--- start of DATA EXTRACT ---

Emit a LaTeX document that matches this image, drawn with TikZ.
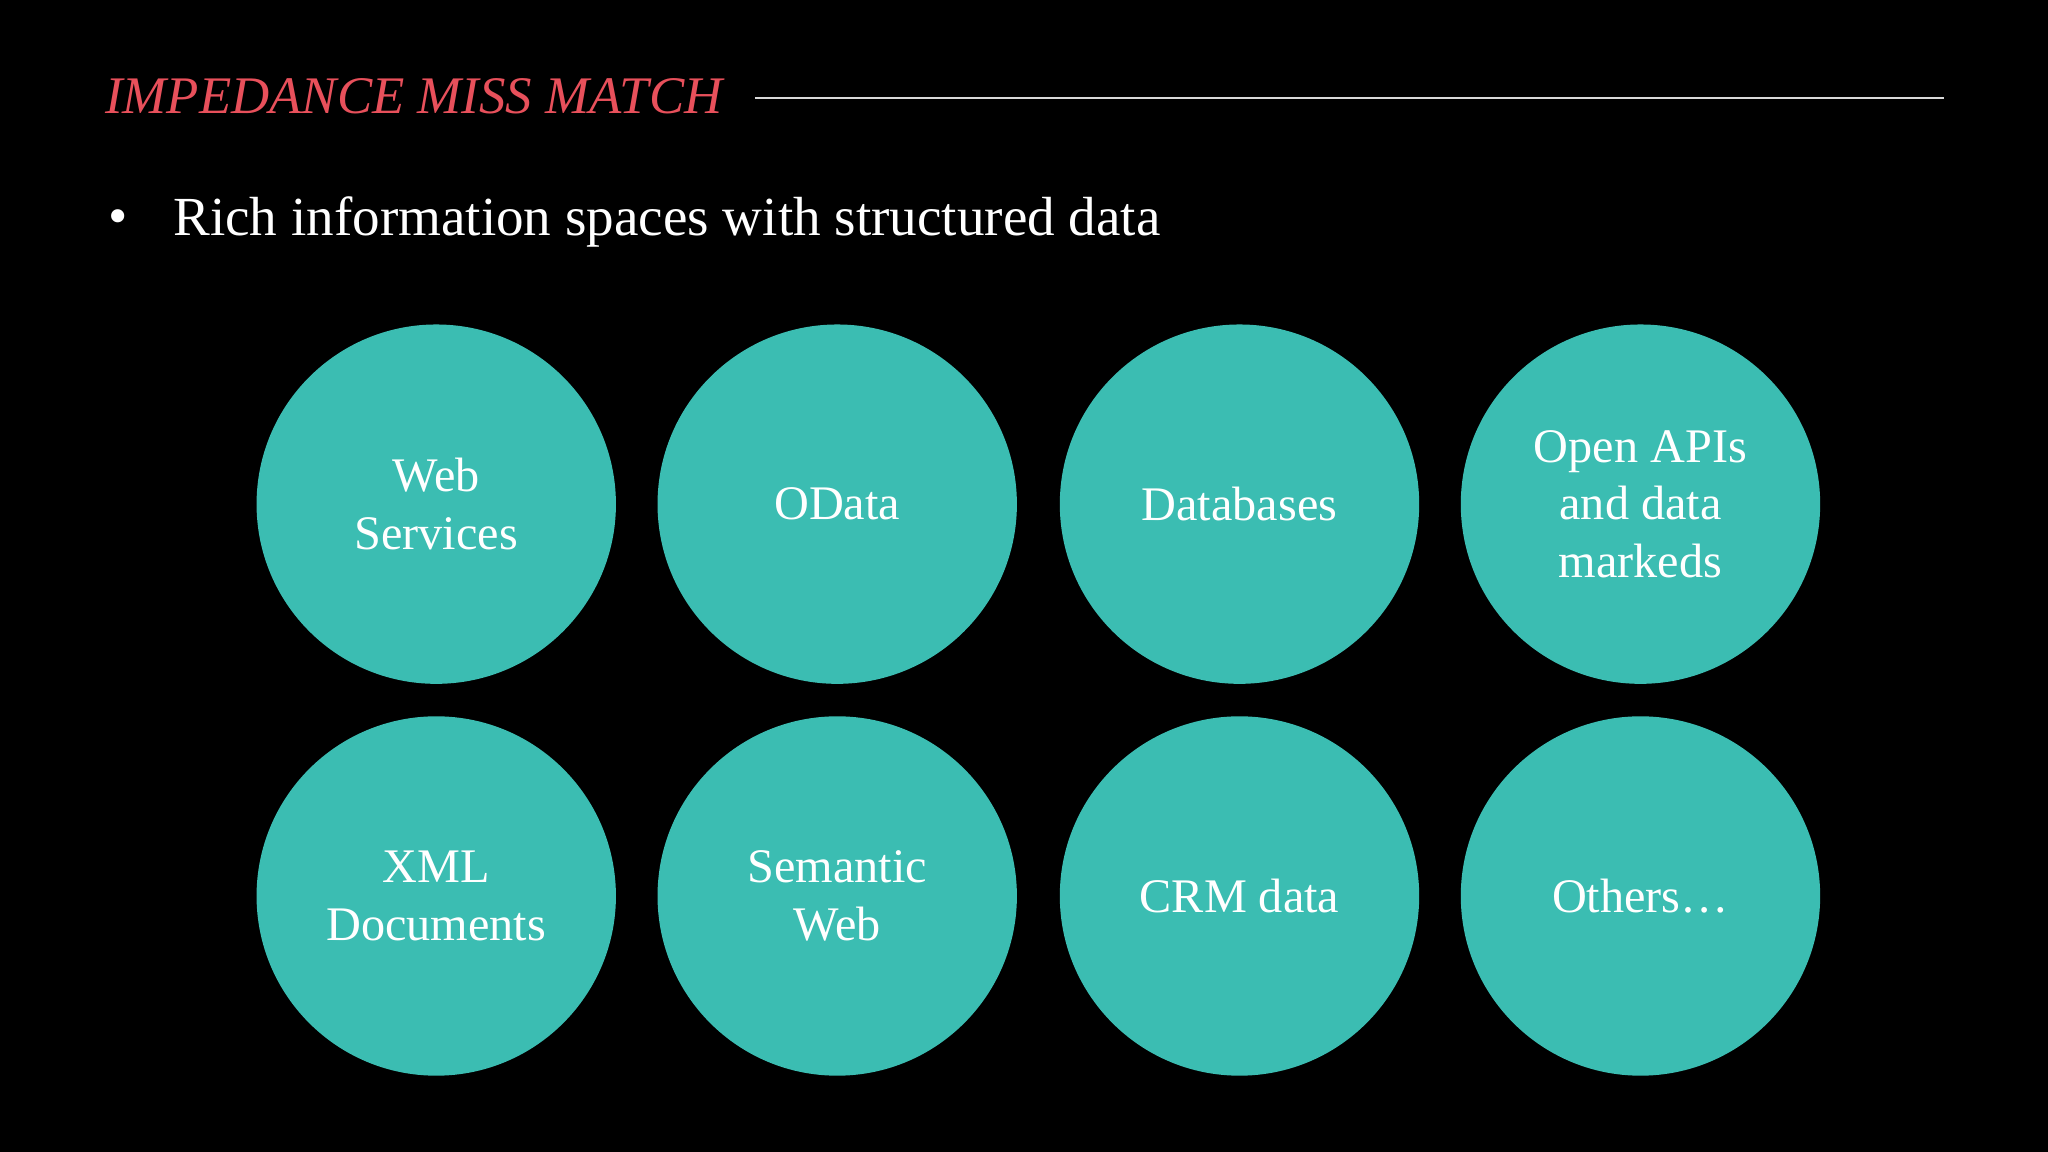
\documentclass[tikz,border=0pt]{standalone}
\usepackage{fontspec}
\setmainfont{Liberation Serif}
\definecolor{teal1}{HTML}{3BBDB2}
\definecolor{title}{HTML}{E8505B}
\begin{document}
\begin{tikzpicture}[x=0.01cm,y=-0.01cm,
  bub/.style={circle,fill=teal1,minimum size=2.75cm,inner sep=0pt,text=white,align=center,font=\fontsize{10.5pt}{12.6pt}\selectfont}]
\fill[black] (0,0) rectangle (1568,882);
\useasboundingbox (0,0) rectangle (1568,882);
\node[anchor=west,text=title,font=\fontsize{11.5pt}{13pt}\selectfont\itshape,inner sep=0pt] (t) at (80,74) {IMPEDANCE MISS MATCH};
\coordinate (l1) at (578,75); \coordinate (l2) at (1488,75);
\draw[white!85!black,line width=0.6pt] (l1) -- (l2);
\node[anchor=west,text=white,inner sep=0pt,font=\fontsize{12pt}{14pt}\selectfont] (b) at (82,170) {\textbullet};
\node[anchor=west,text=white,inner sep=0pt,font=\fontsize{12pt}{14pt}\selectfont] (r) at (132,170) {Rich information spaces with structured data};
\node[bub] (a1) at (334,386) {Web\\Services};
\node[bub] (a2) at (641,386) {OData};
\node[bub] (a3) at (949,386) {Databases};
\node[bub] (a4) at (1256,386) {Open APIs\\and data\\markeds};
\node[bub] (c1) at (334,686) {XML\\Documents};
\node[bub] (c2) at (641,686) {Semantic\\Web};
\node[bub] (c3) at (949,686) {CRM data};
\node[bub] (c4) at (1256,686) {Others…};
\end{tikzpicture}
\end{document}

--- end of DATA EXTRACT ---

**WHAT THIS TASK INVOLVES**:
All of the material above is to be copied exactly, except for its images.

**RESULT OF THE TASK**:
Emit a LaTeX document that matches this image, drawn with TikZ.
\documentclass[tikz,border=0pt]{standalone}
\usepackage{fontspec}
\setmainfont{Liberation Serif}
\definecolor{teal1}{HTML}{3BBDB2}
\definecolor{title}{HTML}{E8505B}
\begin{document}
\begin{tikzpicture}[x=0.01cm,y=-0.01cm,
  bub/.style={circle,fill=teal1,minimum size=2.75cm,inner sep=0pt,text=white,align=center,font=\fontsize{10.5pt}{12.6pt}\selectfont}]
\fill[black] (0,0) rectangle (1568,882);
\useasboundingbox (0,0) rectangle (1568,882);
\node[anchor=west,text=title,font=\fontsize{11.5pt}{13pt}\selectfont\itshape,inner sep=0pt] (t) at (80,74) {IMPEDANCE MISS MATCH};
\coordinate (l1) at (578,75); \coordinate (l2) at (1488,75);
\draw[white!85!black,line width=0.6pt] (l1) -- (l2);
\node[anchor=west,text=white,inner sep=0pt,font=\fontsize{12pt}{14pt}\selectfont] (b) at (82,170) {\textbullet};
\node[anchor=west,text=white,inner sep=0pt,font=\fontsize{12pt}{14pt}\selectfont] (r) at (132,170) {Rich information spaces with structured data};
\node[bub] (a1) at (334,386) {Web\\Services};
\node[bub] (a2) at (641,386) {OData};
\node[bub] (a3) at (949,386) {Databases};
\node[bub] (a4) at (1256,386) {Open APIs\\and data\\markeds};
\node[bub] (c1) at (334,686) {XML\\Documents};
\node[bub] (c2) at (641,686) {Semantic\\Web};
\node[bub] (c3) at (949,686) {CRM data};
\node[bub] (c4) at (1256,686) {Others…};
\end{tikzpicture}
\end{document}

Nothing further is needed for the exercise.